The hotel, which will be branded a Hilton, is a key part of the Triangle Noir development plan for the area south of FedExForum and into South Memphis.
The hotel, to be developed by RPD Hotels LLC, will be financed with a combination of those taxable revenue bonds, as well as $7 million in Recovery Zone Facility Bonds awarded earlier by the city and private financing the bonds will be used to leverage.
M.R. Beal & Co. of New York is financial adviser and investment banker to the project.
The estimated cost of the Royal Phoenix Hilton is $77 million. But RPD Hotels managing partner Bridget Chisholm told the IDB the estimate is an early figure that could be more like the upper $60 million range once the plans start to take shape.
The 14-story, 300-room building will be a “full-service luxury hotel” and will include a parking garage, according to the group’s IDB application. The land will remain owned by Pentecostal Temple Institutional Church of God In Christ. Royal Phoenix has an option for a 99-year lease agreement.
Chisholm told the IDB her group is still rounding up $15 million in new market tax credits and is exploring tax increment financing (TIF) for the hotel.
Attorney Charles Carpenter, bond counsel for the owners, said RPD is also interested in any unused recovery zone facility bonds the state may have. If more of that financing is secured, the project probably wouldn’t use all of the bonds approved at Wednesday’s meeting.

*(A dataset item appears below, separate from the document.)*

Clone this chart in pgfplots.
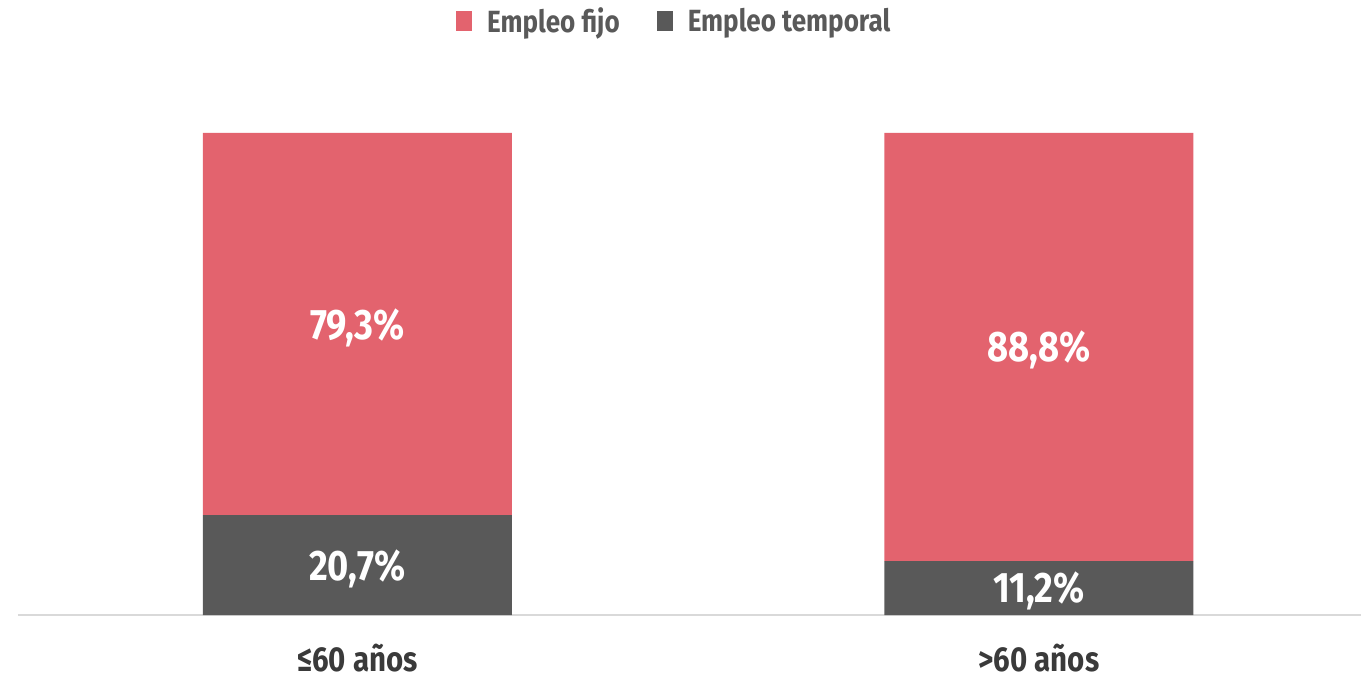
\documentclass[border=0pt]{standalone}
\usepackage{fontspec}
\setmainfont{Fira Sans}[FakeStretch=0.85]
\usepackage{pgfplots}
\pgfplotsset{compat=1.18}

\definecolor{fijo}{HTML}{E3636E}
\definecolor{temporal}{HTML}{595959}
\definecolor{ejes}{HTML}{D9D9D9}
\definecolor{etiq}{HTML}{3A3A3A}

\begin{document}
\begin{tikzpicture}
\begin{axis}[
    name=a,
    scale only axis,
    width=1007.25pt, height=361.5pt,
    ybar stacked,
    bar width=231.75pt,
    xmin=-0.498, xmax=1.4725,
    ymin=0, ymax=100,
    axis x line=bottom,
    axis y line=none,
    x axis line style={ejes, line width=2.2pt, -},
    xtick={0,1},
    xticklabels={≤60 años, >60 años},
    major tick length=0pt,
    xticklabel style={font=\fontsize{26}{28}\selectfont\bfseries, text=etiq, anchor=base, inner sep=0pt, yshift=-42.5pt},
    /pgf/number format/assume math mode=true,
    nodes near coords={\pgfmathprintnumber[fixed,precision=1,fixed zerofill,use comma]{\pgfplotspointmeta}\%},
    every node near coord/.append style={font=\fontsize{32}{35}\selectfont\bfseries, text=white, anchor=center, yshift=-2.5pt},
    legend columns=-1,
    reverse legend,
    legend style={at={(0.489,1.232)}, anchor=center, draw=none, fill=none,
        font=\fontsize{23}{26}\selectfont\bfseries, text=temporal,
        /tikz/every odd column/.append style={column sep=9pt},
        /tikz/every even column/.append style={column sep=26pt}},
    legend image code/.code={\fill[#1] (0pt,-7.5pt) rectangle (12pt,7.5pt);},
    clip=false,
]
\addplot[fill=temporal, draw=none] coordinates {(0,20.7) (1,11.2)};
\addplot[fill=fijo, draw=none] coordinates {(0,79.3) (1,88.8)};
\legend{Empleo temporal, Empleo fijo}
\end{axis}
\pgfresetboundingbox
\useasboundingbox ([xshift=-13.5pt,yshift=-46pt]a.south west) rectangle ([yshift=99.75pt]a.north east);
\end{tikzpicture}
\end{document}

The hotel would open in May 2012, according to RPD’s application, with closing on the bond issue set for October and the permits process for construction starting in November.
Triangle Noir is an ambitious 10-year, $1 billion redevelopment plant that includes the demolition of the Cleaborn Homes public housing development and its replacement with mixed-use, mixed-income housing.
The city was awarded $22 million in federal HOPE VI money in June for Cleaborn Homes. The same type of federal funding has been used to demolish every other major public housing project in the city except Cleaborn and the neighboring Foote Homes development.
The Wharton administration hopes to secure HOPE VI money to demolish Foote Homes after the Cleaborn Homes work is completed.
In other action, the IDB approved an amendment to a 2005 payment-in-lieu-of-taxes (PILOT) program for KTG USA, a paper and cardboard company that hasn’t yet met a goal of creating 100 new jobs.
The company is spending $6 million to add new converting lines to its operation that should employ more people. The Greater Memphis Chamber also is working with KTG to land a larger plant for the Memphis area that its parent corporation is considering building.